Egypt told that its license to persecute Islamic activists does not extend to pro-west secularists

Empowering Weak & Oppressed

M.S. Ahmed

Rabi' al-Awwal 24, 1422 2001-06-16

Occupied Arab World

by M.S. Ahmed (Occupied Arab World, Crescent International Vol. 30, No. 8, Rabi' al-Awwal, 1422)

Throughout his rule, president Husni Mubarak has governed Egypt under an emergency decree, using his dictatorial powers to persecute the Islamic groups that have always constituted the most vocal opposition to his regime. Meanwhile his western allies have ignored this persecution, propping up his regime with lavish economic and political support, mainly because of his “moderating influence on the Arab Israeli conflict”, because of their desire to avoid giving indirect backing to Islamic opposition groups, and because of what US secretary of state Colin Powell calls “the US-Egyptian cooperation to combat international terrorism”.

However, the regime, which has got away with rounding up scores of Muslim Brotherhood (Ikhwan) leaders and members in recent months, is reeling from the sudden condemnation and threats from Western governments and media, following the conviction of professor Saad Eddin Ibrahim, a prominent secular Egyptian, who also happens to be a US citizen.

The 62-year-old professor of sociology at the American university, Cairo, who is also head of the Ibn Khaldun Centre, was sentenced on May 21 by a special court to seven years’ imprisonment. He was found guilty of receiving unauthorized funding from overseas, embezzlement and forgery, and “defaming Egypt’s reputation”. Twenty-seven members of the centre were also found guilty of various charges and received lesser sentences. Before his arrest last year, Ibrahim had accused the regime of rigging the 1995 parliamentary elections, and of intolerance towards the Coptic minority. But above all he had critisised Arab leaders for establishing dynastic rules, hinting that Mubarak was grooming his son to succeed him at a time when the president and his slavish media were denying allegations to that effect. Strong behind-the-scenes pressure from the US and Europe have failed to obtain Ibrahim’s release, but his conviction has led to public and humiliating criticism of Mubarak and his regime, particularly in American and EU media.

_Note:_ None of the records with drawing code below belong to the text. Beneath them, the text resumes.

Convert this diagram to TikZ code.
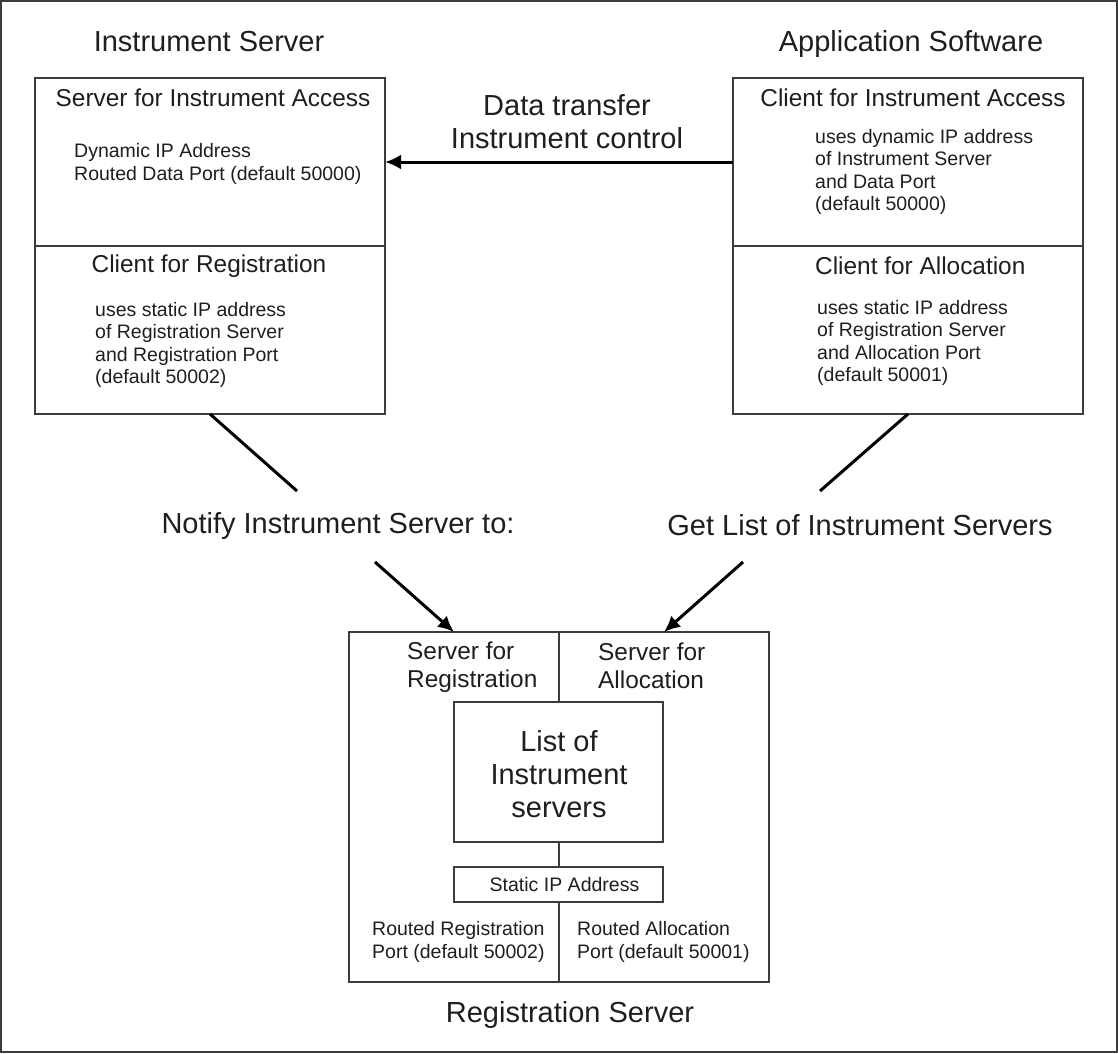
\documentclass[tikz,border=0pt]{standalone}
\usepackage{fontspec}
\setmainfont{Liberation Sans}
\usetikzlibrary{calc, arrows.meta}
\definecolor{mygray}{HTML}{3c3c3c}
\definecolor{mytext}{HTML}{1e1e1e}

\begin{document}
\begin{tikzpicture}[x=1pt, y=-1pt,
            box/.style={draw=mygray, line width=1.6pt, inner sep=0pt, outer sep=0pt},
            big/.style={text=mytext, inner sep=0pt, align=center, font=\fontsize{29}{33}\selectfont},
            mid/.style={text=mytext, inner sep=0pt, align=center, font=\fontsize{24.4}{28}\selectfont},
            small/.style={text=mytext, inner sep=0pt, align=left, anchor=west, font=\fontsize{19.5}{22.5}\selectfont},
            vec/.style={arrows={-Latex[length=16pt, width=15pt]}, line width=3pt},
            link/.style={line width=3pt}
        ]

        \useasboundingbox (0,0) rectangle (1118,1053);
        \draw[mygray, line width=1.6pt] (1,1) rectangle (1117,1052);

        % instrument server
        \node[big] (isTitle) at (209,42) {Instrument Server};
        \node[box, minimum width=350pt, minimum height=168pt] (isa) at (210,162) {};
        \node[box, minimum width=350pt, minimum height=168pt] (cfr) at (210,330) {};
        \node[mid] (isaTxt) at (213,98) {Server for Instrument Access};
        \node[small] (isaInfo) at (74,164) {Dynamic IP Address\\Routed Data Port (default 50000)};
        \node[mid] (cfrTxt) at (209,266) {Client for Registration};
        \node[small] (cfrInfo) at (95,345) {uses static IP address\\of Registration Server\\and Registration Port\\(default 50002)};

        % application software
        \node[big] (asTitle) at (911,44) {Application Software};
        \node[box, minimum width=350pt, minimum height=168pt] (cia) at (908,162) {};
        \node[box, minimum width=350pt, minimum height=168pt] (cfa) at (908,330) {};
        \node[mid] (ciaTxt) at (913,98) {Client for Instrument Access};
        \node[small] (ciaInfo) at (815,172) {uses dynamic IP address\\of Instrument Server\\and Data Port\\(default 50000)};
        \node[mid, anchor=west] (cfaTxt) at (815,266) {Client for Allocation};
        \node[small] (cfaInfo) at (817,343) {uses static IP address\\of Registration Server\\and Allocation Port\\(default 50001)};

        \node[big] (dataTxt) at (567,122) {Data transfer\\Instrument control};
        \draw[vec] (cia.west) -- (isa.east);

        % registration server
        \node[box, minimum width=210pt, minimum height=350pt] (sreg) at (454,807) {};
        \node[box, minimum width=210pt, minimum height=350pt] (salloc) at (664,807) {};
        \node[box, fill=white, minimum width=209pt, minimum height=140pt] (list) at (558.5,772) {};
        \node[big] (listTxt) at (559,774) {List of\\Instrument\\servers};
        \node[box, fill=white, minimum width=209pt, minimum height=35pt, text=mytext,
              font=\fontsize{19.5}{22.5}\selectfont] (static) at (558.5,884.5) {\hspace{12pt}Static IP Address};
        \node[mid, align=left, anchor=west] (sregTxt) at (407,667) {Server for\\Registration};
        \node[mid, align=left, anchor=west] (sallocTxt) at (598,666) {Server for\\Allocation};
        \node[small] (sregPort) at (372,942) {Routed Registration\\Port (default 50002)};
        \node[small] (sallocPort) at (577,942) {Routed Allocation\\Port (default 50001)};
        \node[big] (rsTitle) at (570,1015) {Registration Server};

        % notification and list requests
        \node[big] (notify) at (338,526) {Notify Instrument Server to:};
        \node[big] (getList) at (860,525) {Get List of Instrument Servers};

        \coordinate (n1) at (297,491);
        \coordinate (n2) at (820,491);
        \coordinate (n3) at (375,562);
        \coordinate (n4) at (743,562);

        \draw[link] (cfr.south) -- (n1);
        \draw[link] (cfa.south) -- (n2);
        \draw[vec] (n3) -- (sreg.north);
        \draw[vec] (n4) -- (salloc.north);
    \end{tikzpicture}
\end{document}
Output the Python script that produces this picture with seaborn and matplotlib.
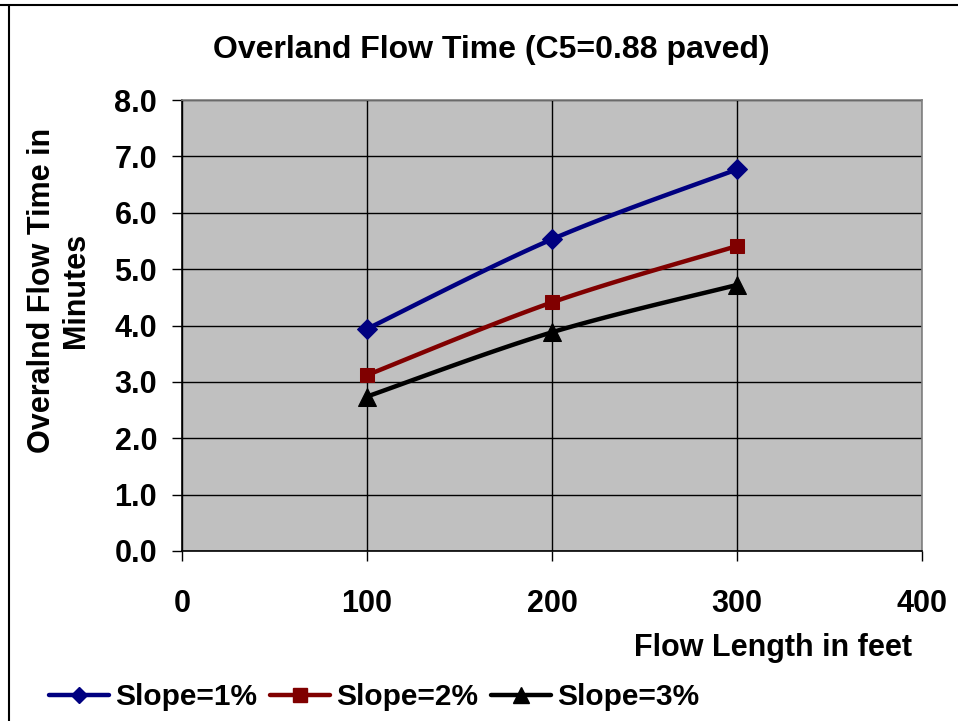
import numpy as np
import pandas as pd
import matplotlib
matplotlib.use("Agg")
import matplotlib.pyplot as plt
from matplotlib.lines import Line2D
import seaborn as sns

# ---- data ----
flow_length = [100, 200, 300]
slope_1 = [3.94, 5.53, 6.77]
slope_2 = [3.12, 4.41, 5.41]
slope_3 = [2.74, 3.88, 4.72]
series_names = ["Slope=1%", "Slope=2%", "Slope=3%"]
x_ticks = [0, 100, 200, 300, 400]
y_ticks = [0.0, 1.0, 2.0, 3.0, 4.0, 5.0, 6.0, 7.0, 8.0]

colors = ["#000080", "#800000", "#000000"]
markers = ["D", "s", "^"]
msizes = [10, 10, 13]

sns.set_theme(style="white")
plt.rcParams["font.family"] = ["Liberation Sans", "DejaVu Sans"]
plt.rcParams["font.weight"] = "bold"
plt.rcParams["text.color"] = "black"
plt.rcParams["xtick.color"] = "black"
plt.rcParams["ytick.color"] = "black"

FS_TICK = 22
FS_TITLE = 23
FS_LABEL = 22
FS_LEG = 21.5

def smooth(xs, ys, n=30):
    # Excel-style smoothed line (Catmull-Rom Bezier) through the data points
    xs = np.asarray(xs, float); ys = np.asarray(ys, float)
    P = np.column_stack([xs, ys])
    out = [P[0]]
    for i in range(len(P) - 1):
        p0 = P[i - 1] if i > 0 else P[i]
        p1, p2 = P[i], P[i + 1]
        p3 = P[i + 2] if i + 2 < len(P) else P[i + 1]
        c1 = p1 + (p2 - p0) / 6.0
        c2 = p2 - (p3 - p1) / 6.0
        t = np.linspace(0, 1, n)[1:, None]
        b = ((1 - t) ** 3) * p1 + 3 * ((1 - t) ** 2) * t * c1 + 3 * (1 - t) * t ** 2 * c2 + t ** 3 * p2
        out.extend(b)
    out = np.array(out)
    return out[:, 0], out[:, 1]

fig = plt.figure(figsize=(9.58, 7.21), dpi=100)
ax = fig.add_axes([182 / 958, 1 - 551 / 721, 740 / 958, 451 / 721])
ax.set_facecolor("#C0C0C0")

for name, ys, c, m, ms in zip(series_names, [slope_1, slope_2, slope_3], colors, markers, msizes):
    sx, sy = smooth(flow_length, ys)
    sns.lineplot(x=sx, y=sy, sort=False, color=c, linewidth=3.2, ax=ax, legend=False, zorder=3)
    df = pd.DataFrame({"x": flow_length, "y": ys})
    sns.lineplot(data=df, x="x", y="y", linestyle="", marker=m, markersize=ms,
                 color=c, markeredgecolor=c, ax=ax, legend=False, zorder=4)

ax.set_xlim(0, 400)
ax.set_ylim(0, 8)
ax.set_xticks(x_ticks)
ax.set_yticks(y_ticks)
ax.set_xticklabels([str(v) for v in x_ticks], fontsize=FS_TICK, fontweight="bold")
ax.set_yticklabels([f"{v:.1f}" for v in y_ticks], fontsize=FS_TICK, fontweight="bold")
ax.grid(True, color="black", linewidth=1.0)
ax.set_axisbelow(True)
for s in ["top", "right"]:
    ax.spines[s].set_color("#808080")
    ax.spines[s].set_linewidth(1.2)
for s in ["left", "bottom"]:
    ax.spines[s].set_color("black")
    ax.spines[s].set_linewidth(1.2)
ax.tick_params(axis="y", which="major", direction="out", length=7, width=1, color="black", pad=11, left=True)
ax.tick_params(axis="x", which="major", direction="out", length=7, width=1, color="black", pad=20, bottom=True)
ax.set_xlabel("")
ax.set_ylabel("")

fig.text(491 / 958, 1 - 50 / 721, "Overland Flow Time (C5=0.88 paved)", ha="center", va="center",
         fontsize=FS_TITLE, fontweight="bold")
fig.text(59 / 958, 1 - 290 / 721, "Overalnd Flow Time in\nMinutes", ha="center", va="center",
         rotation=90, fontsize=FS_LABEL, fontweight="bold", multialignment="center", linespacing=1.15)
fig.text(912 / 958, 1 - 648 / 721, "Flow Length in feet", ha="right", va="center",
         fontsize=FS_LABEL, fontweight="bold")

handles = [Line2D([], [], color=c, marker=m, markersize=ms, linewidth=3.2, markeredgecolor=c)
           for c, m, ms in zip(colors, markers, [8, 10, 12])]
fig.legend(handles, series_names, loc="center left", bbox_to_anchor=(49 / 958, 1 - 697 / 721),
           ncol=3, frameon=False, handlelength=2.0, handletextpad=0.2,
           columnspacing=0.45, borderaxespad=0, borderpad=0, prop={"weight": "bold", "size": FS_LEG})

# outer chart border (top and left visible)
fig.add_artist(Line2D([0, 1], [1 - 5 / 721, 1 - 5 / 721], transform=fig.transFigure, color="black", linewidth=1.5))
fig.add_artist(Line2D([9 / 958, 9 / 958], [0, 1 - 5 / 721], transform=fig.transFigure, color="black", linewidth=1.5))

fig.savefig("out.png", dpi=100)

A spokesman for the US embassy in Cairo said that American officials were “deeply troubled” by the verdict against a dual national who was prominent in both Arab and American academic circles. Washington also announced that it had made representations at the highest level in the Egyptian government on Ibrahim’s behalf. Britain said two days after the verdict that it was “very concerned”. The Foreign Office added that a formal complaint to Cairo was being prepared by the EU, which had granted Ibrahim $250,000 to fund his activities. According to media reports, the western governments’ mild public statements contrast with the strong pressure brought to bear in private.

But the reaction of the western media, free from diplomatic restraints, has been vociferous in its attacks on Egypt’s president, and hypocritical in its selective defence of ‘democratic values’. The Washington Post, for instance, said in an editorial, republished in the International Herald Tribune on May 24, that while Washington could do little about “such outrages” when they were committed in China or Cuba, it should not accept them from a country which “has grown accustomed” to receiving some $2 billion in US military and economic aid every year. It urged both the US administration and Congress to use this aid to put Cairo in its place.

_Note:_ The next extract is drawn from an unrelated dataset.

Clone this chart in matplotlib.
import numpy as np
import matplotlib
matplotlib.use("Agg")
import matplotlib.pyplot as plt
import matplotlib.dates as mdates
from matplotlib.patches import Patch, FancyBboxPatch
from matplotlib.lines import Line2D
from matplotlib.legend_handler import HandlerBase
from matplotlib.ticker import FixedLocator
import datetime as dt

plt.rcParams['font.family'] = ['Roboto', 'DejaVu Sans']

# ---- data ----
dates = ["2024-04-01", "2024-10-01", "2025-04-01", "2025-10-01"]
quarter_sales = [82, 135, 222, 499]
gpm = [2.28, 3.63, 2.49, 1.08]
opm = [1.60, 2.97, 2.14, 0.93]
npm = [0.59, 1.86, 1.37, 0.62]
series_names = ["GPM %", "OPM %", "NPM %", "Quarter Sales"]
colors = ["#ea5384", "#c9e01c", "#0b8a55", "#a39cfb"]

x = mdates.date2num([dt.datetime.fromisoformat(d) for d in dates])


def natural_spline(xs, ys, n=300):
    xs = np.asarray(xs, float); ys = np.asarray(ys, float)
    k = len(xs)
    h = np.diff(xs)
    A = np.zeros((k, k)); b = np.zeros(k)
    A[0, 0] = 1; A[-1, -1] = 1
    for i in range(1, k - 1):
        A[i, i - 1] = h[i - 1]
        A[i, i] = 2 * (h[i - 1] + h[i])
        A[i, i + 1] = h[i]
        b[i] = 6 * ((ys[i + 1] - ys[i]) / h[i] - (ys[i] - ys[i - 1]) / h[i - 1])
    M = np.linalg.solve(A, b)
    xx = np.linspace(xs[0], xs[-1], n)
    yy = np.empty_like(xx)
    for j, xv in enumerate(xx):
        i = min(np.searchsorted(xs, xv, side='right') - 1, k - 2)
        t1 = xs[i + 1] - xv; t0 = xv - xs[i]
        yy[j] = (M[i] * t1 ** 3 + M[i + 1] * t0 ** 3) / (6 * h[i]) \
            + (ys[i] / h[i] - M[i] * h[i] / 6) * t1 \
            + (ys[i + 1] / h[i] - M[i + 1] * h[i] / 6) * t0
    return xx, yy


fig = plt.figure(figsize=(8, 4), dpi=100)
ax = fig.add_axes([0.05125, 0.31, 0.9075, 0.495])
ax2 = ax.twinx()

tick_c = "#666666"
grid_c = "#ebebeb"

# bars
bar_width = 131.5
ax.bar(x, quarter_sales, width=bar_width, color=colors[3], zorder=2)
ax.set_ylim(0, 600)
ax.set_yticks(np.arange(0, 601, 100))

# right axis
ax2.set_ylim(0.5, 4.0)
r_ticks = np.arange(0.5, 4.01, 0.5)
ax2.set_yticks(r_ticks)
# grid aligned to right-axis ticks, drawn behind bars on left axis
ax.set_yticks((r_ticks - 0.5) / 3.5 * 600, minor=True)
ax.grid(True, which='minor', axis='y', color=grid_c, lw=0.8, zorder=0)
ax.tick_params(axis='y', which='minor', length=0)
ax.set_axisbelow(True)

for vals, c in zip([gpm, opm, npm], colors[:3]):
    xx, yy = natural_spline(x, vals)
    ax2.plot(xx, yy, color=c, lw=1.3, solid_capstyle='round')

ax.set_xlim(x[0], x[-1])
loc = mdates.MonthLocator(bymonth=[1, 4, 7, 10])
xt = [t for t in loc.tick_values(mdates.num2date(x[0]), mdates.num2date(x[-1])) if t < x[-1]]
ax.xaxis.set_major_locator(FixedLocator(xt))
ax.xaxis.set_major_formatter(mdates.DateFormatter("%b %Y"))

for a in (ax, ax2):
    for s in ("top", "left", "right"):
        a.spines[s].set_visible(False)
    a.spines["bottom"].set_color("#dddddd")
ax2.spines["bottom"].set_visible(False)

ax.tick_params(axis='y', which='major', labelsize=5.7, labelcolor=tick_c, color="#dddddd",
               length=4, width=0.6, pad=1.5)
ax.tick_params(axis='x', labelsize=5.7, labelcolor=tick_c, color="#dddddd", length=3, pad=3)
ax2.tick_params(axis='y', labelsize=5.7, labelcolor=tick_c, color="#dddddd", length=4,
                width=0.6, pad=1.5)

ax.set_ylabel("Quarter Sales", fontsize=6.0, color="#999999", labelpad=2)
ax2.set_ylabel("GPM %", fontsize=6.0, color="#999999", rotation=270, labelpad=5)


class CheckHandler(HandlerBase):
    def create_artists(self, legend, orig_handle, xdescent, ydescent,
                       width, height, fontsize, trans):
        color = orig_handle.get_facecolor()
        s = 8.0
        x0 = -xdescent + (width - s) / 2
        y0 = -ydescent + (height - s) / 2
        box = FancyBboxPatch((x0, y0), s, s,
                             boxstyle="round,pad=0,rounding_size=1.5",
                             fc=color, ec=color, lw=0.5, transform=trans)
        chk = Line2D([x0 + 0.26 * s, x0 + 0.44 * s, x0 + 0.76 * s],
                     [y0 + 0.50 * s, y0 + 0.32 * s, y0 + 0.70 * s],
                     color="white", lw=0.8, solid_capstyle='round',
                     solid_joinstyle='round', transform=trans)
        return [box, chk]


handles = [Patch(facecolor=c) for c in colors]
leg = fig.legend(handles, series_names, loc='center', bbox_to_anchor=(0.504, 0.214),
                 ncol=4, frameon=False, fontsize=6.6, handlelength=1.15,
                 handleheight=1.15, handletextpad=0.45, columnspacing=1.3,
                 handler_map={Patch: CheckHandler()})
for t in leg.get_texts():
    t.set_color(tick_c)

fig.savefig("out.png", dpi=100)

But the editorial also heaped insult on an “authoritarian president” dependent on Washington to stay in power. It said: “It is hard to guess why Husni Mubarak, Egypt’s authoritarian president, thought it was worth delivering this slap in the face to a superpower ally that has backed his government, and effectively kept him in power, for 20 years. Perhaps he felt compelled to act after Mr Ibrahim published an article — criticising the trend toward dynastic succession in the Arab world and calling attention to the son, Gamal, whom Mr Mubarak is grooming. Perhaps he figures that the new Bush administration needs his help in the turbulent Middle East, or is realistic enough not to mind whether he respects democratic values.”

The London-based Financial Times also called on western governments to act. In an editorial on May 30, it said: “Western governments should not remain silent. Mr Mubarak’s moderate voice in the Arab-Israeli conflict is needed but this should not justify turning a blind eye to his regime’s abuses.” But the paper did not ask for US aid to be withheld or for the use of the EU’s association agreement with Egypt as a stick. It had said in an earlier comment that this was realistic “because of Cairo’s strategic importance to the West”. The editorial said that Egypt was not the only country in North Africa suppressing human rights — attributing western governments’ silence over this to their claim that “pressure would bolster Islamist opposition groups and destabilise the western-friendly regimes.”

An article in Le Monde went even further. It said that Egyptian intellectuals were under attack from the courts or from “a witch hunt mounted by a loose cabal of government officials, Islamists and so-called nationalists hostile to any normalisation of relations with Israel”. The article, published on May 31, cited professor Ibrahim’s conviction, and a call by “Islamic extremists” for the trial of Nawal el-Saadawi, the feminist writer, for apostasy. It also cited the expulsion from the Egyptian Writers Union, a government-controlled professional association, on May 25 of playwright Ali Salem “for having violated the decisions of the general assembly forbidding normalisation with Israel”. The French daily, instead of acknowledging the success of the Palestinian intifada in mobilising Egyptian public and professional opinion against Israel, blamed Ali Salem’s expulsion on “Islamists and nationalists” conniving with each other against “civil society”.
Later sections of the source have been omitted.